A funding council team has secretly instructed panels assessing academics' work as part of the research assessment exercise to destroy all records of how they reach their conclusions, Times Higher Education has learnt.
The move, which has been condemned by a freedom-of-information campaign group, is aimed at avoiding challenges to panel decisions by academics using freedom-of-information or data-protection laws. It will see evidence such as notes and minutes explaining the panels' decision-making process shredded before the final RAE results are published.
In a confidential letter sent to panel members last November, Ed Hughes, head of the team managing the RAE on behalf of the UK's four funding bodies including the Higher Education Funding Council for England, sets out a timetable for the destruction of records. These include personal notes taken by panel members and the panel secretariat, workbooks recording emerging decisions about each submission and draft minutes of meetings.
DESTRUCTION TIMETABLE | |
Record type | Timing |
Cross-referral advice (given and received) | Disposal by panel secretary on 10 Dec |
Specialist advice (given and received) | Disposal by panel secretary on 10 Dec |
Interim versions of workbooks | Disposal by panel secretary by 10 Dec |
Panel member personal notes | Disposal by panel member within 20 days of creation and by 10 Dec at latest |
Structured panel member working notes | Disposal by panel member within 20 days of creation and by 10 Dec at latest |
Panel secretariat working notes | Disposal by panel secretary within 20 days of creation and by 10 Dec at latest |
Panel secretariat drafts of procedural minutes | Disposal by panel secretary and by 10 Dec at latest |
Panel member copies of submissions and research outputs | Disposal by panel member as soon as no longer required and by 10 Dec at latest |
Panel and secretariat copies of submissions and research outputs | Disposal by panel secretary as soon as no longer required and by 10 Dec at latest. |
The letter, leaked to Times Higher Education, warns that if academics on the panels make personal notes and hold them for longer than 20 days they may need to be released to comply with legislation if a "relevant request for information" is received.
"We strongly wish to avoid dealing with such requests and the associated burden they would place on panel members and the secretariat. It is for this reason that we ask you to exercise caution in creating personal notes, destroy them at the latest 20 days after creation and do not disseminate them," it says.
The RAE is currently in its assessment phase. Fifteen main panels and 67 sub-panels of experts are judging the quality of research in departmental submissions. The results are due to be published in mid-December and will translate into research funding from 2009-10.
Maurice Frankel, the director of the Campaign for Freedom of Information, described the approach as "extremely negative" and said that the RAE team had "lost all sense of proportion".
It is not against the law to destroy material to prevent its release under freedom-of-information legislation, as long as it has not actually been requested at the time of its destruction.

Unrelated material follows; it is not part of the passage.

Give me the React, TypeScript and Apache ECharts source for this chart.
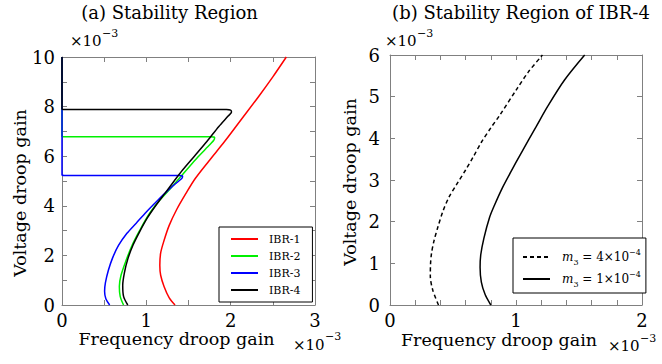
import React, { useEffect, useRef } from 'react';
import * as echarts from 'echarts';

// All values in units of 1e-3 (x: frequency droop gain, y: voltage droop gain)
const ibr1: number[][] = [
  [1.34, 0], [1.27, 0.3], [1.21, 0.75], [1.17, 1.2], [1.16, 1.6], [1.17, 2.1], [1.21, 2.6],
  [1.27, 3.2], [1.36, 3.85], [1.47, 4.5], [1.58, 5.1], [1.74, 5.8], [1.93, 6.6], [2.13, 7.5],
  [2.33, 8.4], [2.5, 9.2], [2.66, 10],
];
const ibr2: number[][] = [
  [0, 10], [0, 6.8], [0, 6.78], [0.03, 6.78], [1.76, 6.78], [1.81, 6.75], [1.8, 6.64], [1.7, 6.28],
  [1.58, 5.85], [1.44, 5.3], [1.3, 4.75], [1.16, 4.23], [1.03, 3.65], [0.92, 3.0], [0.83, 2.4],
  [0.76, 1.8], [0.7, 1.2], [0.68, 0.75], [0.69, 0.35], [0.73, 0],
];
const ibr3: number[][] = [
  [0, 10], [0, 5.24], [0, 5.22], [0.03, 5.22], [1.39, 5.22], [1.43, 5.19], [1.42, 5.1], [1.35, 4.9],
  [1.25, 4.6], [1.13, 4.2], [1.0, 3.75], [0.88, 3.3], [0.77, 2.89], [0.67, 2.4], [0.6, 1.9],
  [0.55, 1.4], [0.515, 0.9], [0.505, 0.55], [0.52, 0.25], [0.565, 0],
];
const ibr4: number[][] = [
  [0, 10], [0, 7.9], [0, 7.88], [0.03, 7.88], [1.95, 7.88], [2.0, 7.86], [2.01, 7.78], [1.97, 7.62],
  [1.86, 7.2], [1.72, 6.6], [1.57, 6.0], [1.43, 5.44], [1.33, 5.0], [1.22, 4.5], [1.11, 4.0],
  [1.01, 3.5], [0.92, 2.95], [0.84, 2.4], [0.78, 1.85], [0.74, 1.3], [0.72, 0.8], [0.73, 0.35], [0.78, 0],
];
const m3High: number[][] = [
  [0.385, 0], [0.34, 0.35], [0.32, 0.7], [0.322, 1.0], [0.33, 1.25], [0.35, 1.55], [0.38, 1.87],
  [0.42, 2.25], [0.47, 2.6], [0.53, 2.9], [0.6, 3.24], [0.66, 3.55], [0.724, 3.9], [0.8, 4.25],
  [0.87, 4.55], [1.01, 5.2], [1.1, 5.6], [1.21, 6.0],
];
const m3Low: number[][] = [
  [0.8, 0], [0.755, 0.25], [0.725, 0.55], [0.715, 0.9], [0.72, 1.2], [0.745, 1.6], [0.79, 2.1],
  [0.83, 2.4], [0.89, 2.8], [0.96, 3.2], [1.04, 3.64], [1.16, 4.28], [1.25, 4.76], [1.385, 5.4], [1.545, 6.0],
];

const leftNames = ['IBR-1', 'IBR-2', 'IBR-3', 'IBR-4'];
const leftColors = ['#ff0000', '#00f000', '#0000ff', '#000000'];
const rightNames = ['m3 = 4x10^-4', 'm3 = 1x10^-4'];
const leftXLabels = [0, 1, 2, 3];
const leftYLabels = [0, 2, 4, 6, 8, 10];
const rightXLabels = [0, 1, 2];
const rightYLabels = [0, 1, 2, 3, 4, 5, 6];

const FONT = 'DejaVu Serif';
const FRAME = '#808080';

function labelFmt(list: number[]) {
  return (v: number) => {
    const hit = list.find((l) => Math.abs(l - v) < 1e-9);
    return hit === undefined ? '' : String(hit);
  };
}

export default function App() {
  const ref = useRef<HTMLDivElement>(null);
  useEffect(() => {
    const chart = echarts.init(ref.current!, null, { renderer: 'svg' });

    const tick = { show: true, inside: true, length: 5, lineStyle: { color: FRAME, width: 1 } };
    const line = { show: true, onZero: false, lineStyle: { color: FRAME, width: 1 } };
    const lab = (list: number[], margin: number, extra: any = {}) => ({
      show: true, margin, fontFamily: FONT, fontSize: 18, color: '#000',
      formatter: labelFmt(list), showMinLabel: true, showMaxLabel: true, ...extra,
    });
    const xAx = (grid: number, max: number, interval: number, list: number[]) => [
      { type: 'value', gridIndex: grid, min: 0, max, interval, position: 'bottom', axisLine: line, axisTick: tick, axisLabel: lab(list, 6), splitLine: { show: false } },
      { type: 'value', gridIndex: grid, min: 0, max, interval, position: 'top', axisLine: line, axisTick: tick, axisLabel: { show: false }, splitLine: { show: false } },
    ];
    const yAx = (grid: number, max: number, list: number[], margin: number) => [
      { type: 'value', gridIndex: grid, min: 0, max, interval: 1, position: 'left', axisLine: line, axisTick: tick, axisLabel: lab(list, margin, { padding: [3, 0, 0, 0] }), splitLine: { show: false } },
      { type: 'value', gridIndex: grid, min: 0, max, interval: 1, position: 'right', axisLine: line, axisTick: tick, axisLabel: { show: false }, splitLine: { show: false } },
    ];

    const leftData = [ibr1, ibr2, ibr3, ibr4];
    const series: any[] = leftData.map((d, i) => ({
      name: leftNames[i], type: 'line', xAxisIndex: 0, yAxisIndex: 0, data: d,
      symbol: 'none', smooth: 0.3, clip: false,
      lineStyle: { color: leftColors[i], width: 1.5 }, itemStyle: { color: leftColors[i] },
    }));
    series.push({
      name: rightNames[0], type: 'line', xAxisIndex: 2, yAxisIndex: 2, data: m3High,
      symbol: 'none', smooth: 0.3, clip: false,
      lineStyle: { color: '#000', width: 1.5, type: [4, 3] }, itemStyle: { color: '#000' },
    });
    series.push({
      name: rightNames[1], type: 'line', xAxisIndex: 2, yAxisIndex: 2, data: m3Low,
      symbol: 'none', smooth: 0.3, clip: false,
      lineStyle: { color: '#000', width: 1.5 }, itemStyle: { color: '#000' },
    });

    const txt = (x: number, y: number, text: string, size: number, align = 'left', rotation = 0) => ({
      type: 'text', x, y, rotation, silent: true,
      style: {
        text, fontSize: size, fontFamily: FONT, fill: '#000',
        align, verticalAlign: 'middle', textAlign: align, textVerticalAlign: 'middle',
      },
    });

    chart.setOption({
      animation: false,
      backgroundColor: '#fff',
      textStyle: { fontFamily: FONT },
      grid: [
        { left: 62, top: 57, width: 253, height: 248 },
        { left: 390, top: 55, width: 252, height: 250 },
      ],
      xAxis: [...xAx(0, 3, 0.5, leftXLabels), ...xAx(1, 2, 0.2, rightXLabels)],
      yAxis: [...yAx(0, 10, leftYLabels, 7), ...yAx(1, 6, rightYLabels, 10)],
      legend: [
        {
          data: leftNames, orient: 'vertical', left: 219, top: 227,
          padding: [5, 12, 5, 11], itemGap: 3, itemWidth: 27, itemHeight: 14,
          borderColor: '#000', borderWidth: 1, backgroundColor: '#fff', selectedMode: false,
          lineStyle: { width: 2 }, itemStyle: { opacity: 0 },
          textStyle: { fontFamily: FONT, fontSize: 11, lineHeight: 14, color: '#000', padding: [0, 0, 0, 6] },
        },
        {
          data: rightNames, orient: 'vertical', left: 513, top: 238,
          padding: [10, 5, 5, 9], itemGap: 4, itemWidth: 27, itemHeight: 14,
          borderColor: '#000', borderWidth: 1, backgroundColor: '#fff', selectedMode: false,
          lineStyle: { width: 2 }, itemStyle: { opacity: 0 },
          formatter: (name: string) =>
            name === rightNames[0] ? '{m|m}{s|3}{t| = 4×10}{p|−4}' : '{m|m}{s|3}{t| = 1×10}{p|−4}',
          textStyle: {
            fontFamily: FONT, fontSize: 12, color: '#000', padding: [0, 0, 0, 7],
            rich: {
              m: { fontFamily: FONT, fontSize: 12, fontStyle: 'italic', lineHeight: 18, color: '#000' },
              s: { fontFamily: FONT, fontSize: 8, lineHeight: 9, verticalAlign: 'bottom', color: '#000' },
              t: { fontFamily: FONT, fontSize: 12, lineHeight: 18, color: '#000' },
              p: { fontFamily: FONT, fontSize: 8, lineHeight: 9, verticalAlign: 'top', color: '#000' },
            },
          },
        },
      ],
      graphic: [
        txt(169.5, 12, '(a) Stability Region', 18, 'center'),
        txt(521, 12, '(b) Stability Region of IBR-4', 18, 'center'),
        txt(70, 41, '×10', 15),
        txt(102, 33, '−3', 11),
        txt(385, 41, '×10', 15),
        txt(417, 33, '−3', 11),
        txt(293, 345, '×10', 15),
        txt(325, 336, '−3', 11),
        txt(608, 346, '×10', 15),
        txt(640, 338, '−3', 11),
        txt(176.5, 339, 'Frequency droop gain', 17.5, 'center'),
        txt(499, 340, 'Frequency droop gain', 17.5, 'center'),
        txt(20, 193, 'Voltage droop gain', 17.5, 'center', Math.PI / 2),
        txt(349.5, 182, 'Voltage droop gain', 17.5, 'center', Math.PI / 2),
      ],
      series,
    });
    return () => chart.dispose();
  }, []);
  return <div ref={ref} style={{ position: 'absolute', left: 0, top: 0, width: 662, height: 364 }} />;
}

However, it may infringe the Government's code of practice on good record-keeping management, Mr Frankel added.
"You need to keep records as long as you have a business use for them ... There is an obvious business use (here) which is that (the RAE team) may have to investigate complaints," he told Times Higher Education.
He added that the "overriding objective" of the instructions seemed to be to ensure that Hefce was in possession of nothing that could be requested under legislation, rather than to protect the integrity of the decision-making process.
One head of department, who wished to remain anonymous, said it was a "scandal" that the destruction of such data was being demanded. "It is a defensive attitude on the part of the bureaucrats because they are worried about challenge ... they should respect the fact that (academic) judgments have been made rather than trying to pretend they have not," he said.
One panel member welcomed the instructions and the protection they afforded panel members. "It is for our own good. The process could become an absolute nightmare if departmental heads or institutions chose to challenge the panels and this information was available."
A Hefce spokesman said that the funding council had consulted publicly on the draft criteria and working methods for the RAE, had published panel membership and other documentation and would be publishing procedural minutes relating to assessment alongside the results.
"These records provide a clear basis for ensuring that the decision-making process is robust and that the outcome is fair and will provide an audit trail. Our advice to panel members discussed the retention of personal notes taken by individual members in the course of their work. Such notes do not form part of the formal decision-making process and do not comprise part of the record of the RAE. In line with good practice, we recommend that these are not retained longer than necessary."